Around this time, he composed another psalm, which is recorded later in 2 Samuel 22. Psalm 18:1 reads, “For the Leader. A Psalm of David the servant of the Lord, who spoke unto the Lord the words of this song in the day that the Lord delivered him from the hand of all his enemies, and from the hand of Saul.”
In this psalm, David calls God his “rock,” “fortress,” “deliverer,” “shield,” “horn of salvation” and “high tower” (verse 3). “Praised, I cry, is the Lord, And I am saved from mine enemies” (verse 4).
Songs of Deliverance
David also composed psalms while on the run later in life. Psalm 3 is attributed to “when he fled from Absalom his son” (verse 1). (Psalm 55 strongly implies the same time period in David’s life.) These events are related in 2 Samuel 15-18, but Psalm 3 shows David’s heart like nothing else: “Lord, how many are mine adversaries become! Many are they that rise up against me. Many there are that say of my soul: ‘There is no salvation for him in God.’ Selah” (verses 2-3).
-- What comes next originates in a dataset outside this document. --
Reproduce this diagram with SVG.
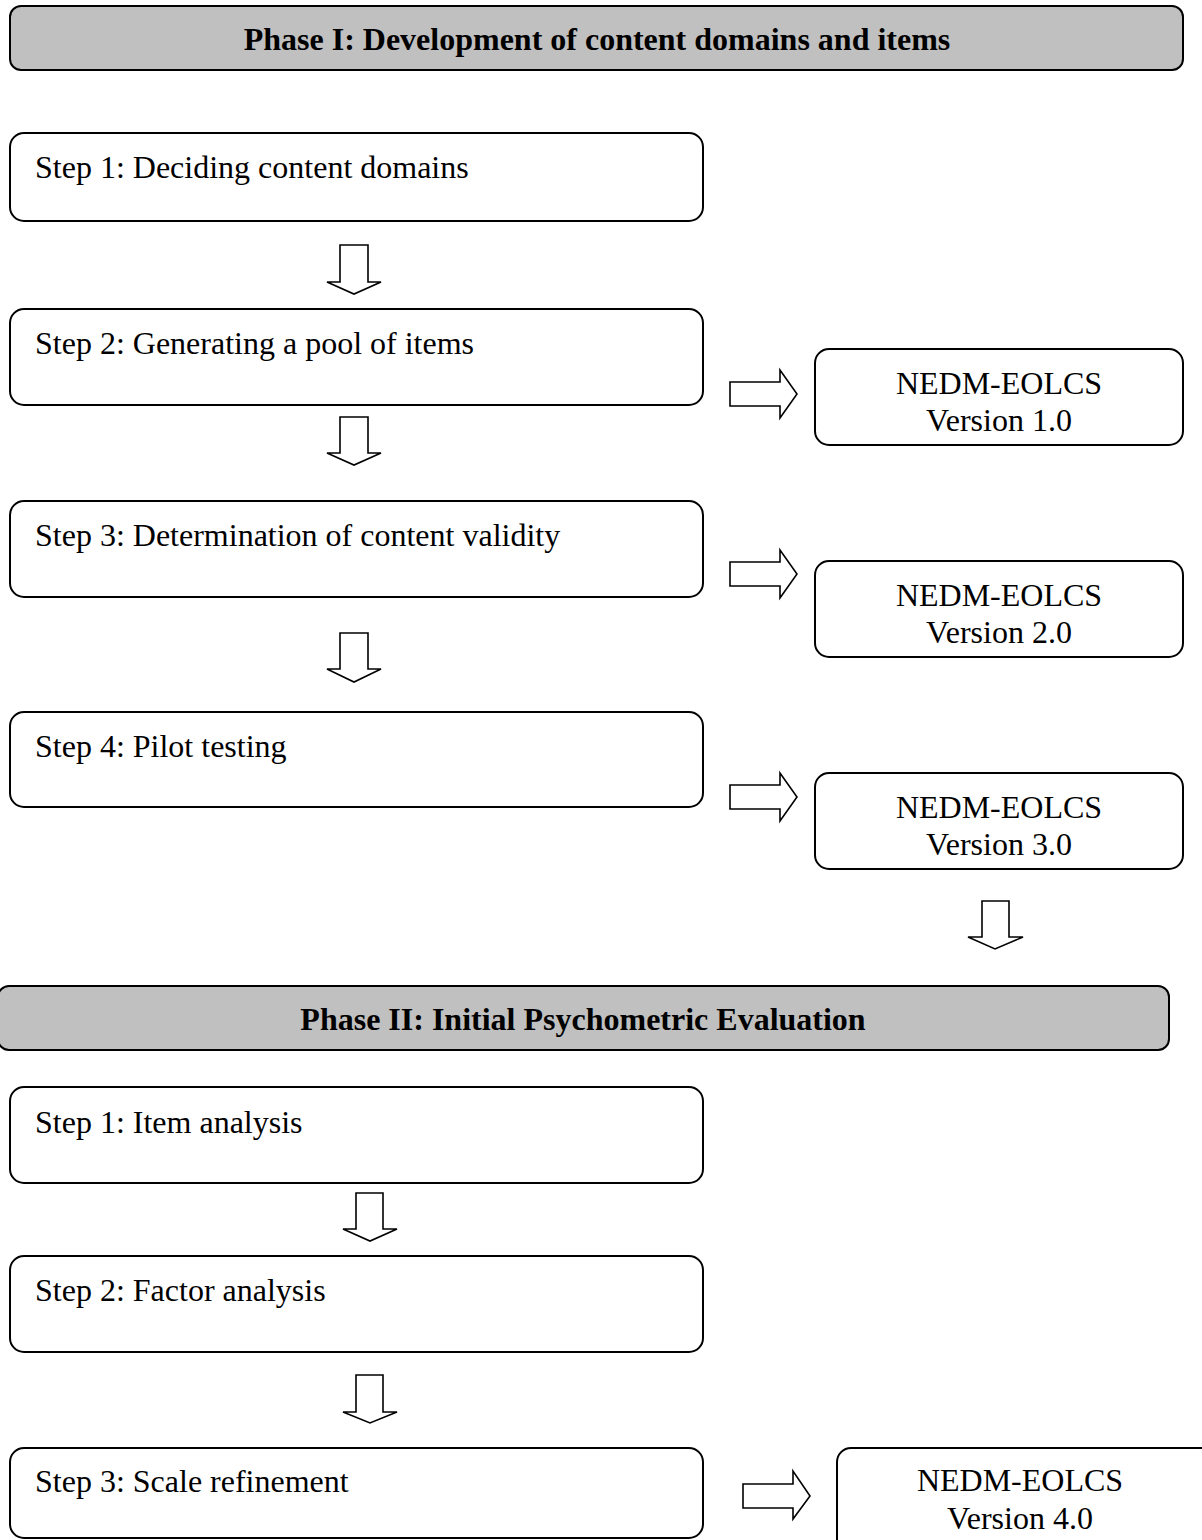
<svg xmlns="http://www.w3.org/2000/svg" width="1202" height="1540" viewBox="0 0 1202 1540">
<style>
.hdr{fill:#c0c0c0;stroke:#000;stroke-width:2}
.box{fill:#fff;stroke:#000;stroke-width:2}
.arr{fill:#fff;stroke:#000;stroke-width:1.6;stroke-linejoin:miter}
.ht{font-family:"Liberation Serif",serif;font-size:32px;font-weight:bold;text-anchor:middle;fill:#000}
.st{font-family:"Liberation Serif",serif;font-size:32px;fill:#000}
.vt{font-family:"Liberation Serif",serif;font-size:32px;text-anchor:middle;fill:#000}
</style>
<rect width="1202" height="1540" fill="#fff"/>
<g id="connectors">
<polygon class="arr" points="340,245 368,245 368,282 381,282 354,294 327,282 340,282"/>
<polygon class="arr" points="340,417 368,417 368,453 381,453 354,465 327,453 340,453"/>
<polygon class="arr" points="340,633 368,633 368,669 381,669 354,682 327,669 340,669"/>
<polygon class="arr" points="982,901 1009,901 1009,937 1023,937 995,949 968,937 982,937"/>
<polygon class="arr" points="356,1193 383,1193 383,1229 397,1229 370,1241 343,1229 356,1229"/>
<polygon class="arr" points="356,1375 383,1375 383,1412 397,1412 370,1423 343,1412 356,1412"/>
<polygon class="arr" points="730,382 780,382 780,370 797,394 780,418 780,406 730,406"/>
<polygon class="arr" points="730,562 780,562 780,550 797,574 780,598 780,586 730,586"/>
<polygon class="arr" points="730,785 780,785 780,773 797,797 780,821 780,809 730,809"/>
<polygon class="arr" points="743,1484 793,1484 793,1471 810,1496 793,1519 793,1508 743,1508"/>
</g>
<g id="phase1">
<rect class="hdr" x="10" y="6" width="1173" height="64" rx="11"/>
<text class="ht" x="597" y="50">Phase I: Development of content domains and items</text>
</g>
<g id="p1step1">
<rect class="box" x="10" y="133" width="693" height="88" rx="14"/>
<text class="st" x="35" y="178">Step 1: Deciding content domains</text>
</g>
<g id="p1step2">
<rect class="box" x="10" y="309" width="693" height="96" rx="14"/>
<text class="st" x="35" y="354">Step 2: Generating a pool of items</text>
</g>
<g id="p1step3">
<rect class="box" x="10" y="501" width="693" height="96" rx="14"/>
<text class="st" x="35" y="546">Step 3: Determination of content validity</text>
</g>
<g id="p1step4">
<rect class="box" x="10" y="712" width="693" height="95" rx="14"/>
<text class="st" x="35" y="757">Step 4: Pilot testing</text>
</g>
<g id="v1">
<rect class="box" x="815" y="349" width="368" height="96" rx="14"/>
<text class="vt" x="999" y="394">NEDM-EOLCS</text>
<text class="vt" x="999" y="431">Version 1.0</text>
</g>
<g id="v2">
<rect class="box" x="815" y="561" width="368" height="96" rx="14"/>
<text class="vt" x="999" y="606">NEDM-EOLCS</text>
<text class="vt" x="999" y="643">Version 2.0</text>
</g>
<g id="v3">
<rect class="box" x="815" y="773" width="368" height="96" rx="14"/>
<text class="vt" x="999" y="818">NEDM-EOLCS</text>
<text class="vt" x="999" y="855">Version 3.0</text>
</g>
<g id="phase2">
<rect class="hdr" x="-2" y="986" width="1171" height="64" rx="11"/>
<text class="ht" x="583" y="1030">Phase II: Initial Psychometric Evaluation</text>
</g>
<g id="p2step1">
<rect class="box" x="10" y="1087" width="693" height="96" rx="14"/>
<text class="st" x="35" y="1133">Step 1: Item analysis</text>
</g>
<g id="p2step2">
<rect class="box" x="10" y="1256" width="693" height="96" rx="14"/>
<text class="st" x="35" y="1301">Step 2: Factor analysis</text>
</g>
<g id="p2step3">
<rect class="box" x="10" y="1448" width="693" height="90" rx="14"/>
<text class="st" x="35" y="1492">Step 3: Scale refinement</text>
</g>
<g id="v4">
<rect class="box" x="837" y="1448" width="380" height="110" rx="14"/>
<text class="vt" x="1020" y="1491">NEDM-EOLCS</text>
<text class="vt" x="1020" y="1529">Version 4.0</text>
</g>
</svg>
King David composed psalms and prayers for deliverance to the God he looked to for his shield and for his promotion (verse 4). He proclaimed that he can literally rest assured: “I lay me down, and I sleep; I awake, for the Lord sustaineth me. I am not afraid of ten thousands of people, That have set themselves against me round about” (verses 6-7).
David was full of conviction that God would do for him later in life what he did in those many years he spent running from King Saul. “… For Thou hast smitten all mine enemies upon the cheek, Thou hast broken the teeth of the wicked. Salvation belongeth unto the Lord; Thy blessing be upon Thy people. Selah” (verses 8-9).
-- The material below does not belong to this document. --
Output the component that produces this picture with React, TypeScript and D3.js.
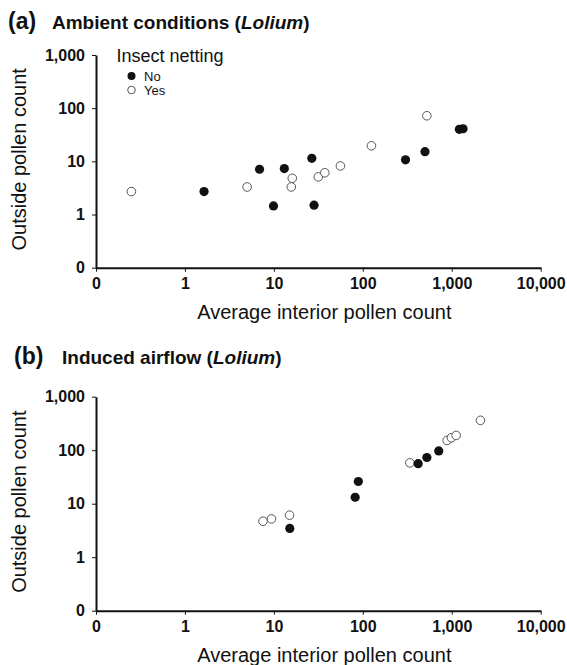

Exploring David’s artistic output, especially during the “fugitive” years, reveals something remarkable: He was never too busy or burdened to compose songs in praise of his God. As he wrote in Psalm 32:7, “With songs of deliverance Thou wilt compass me about. Selah.” To him, these were not trite diversions from the woes of life, but their own kind of rocky fortress.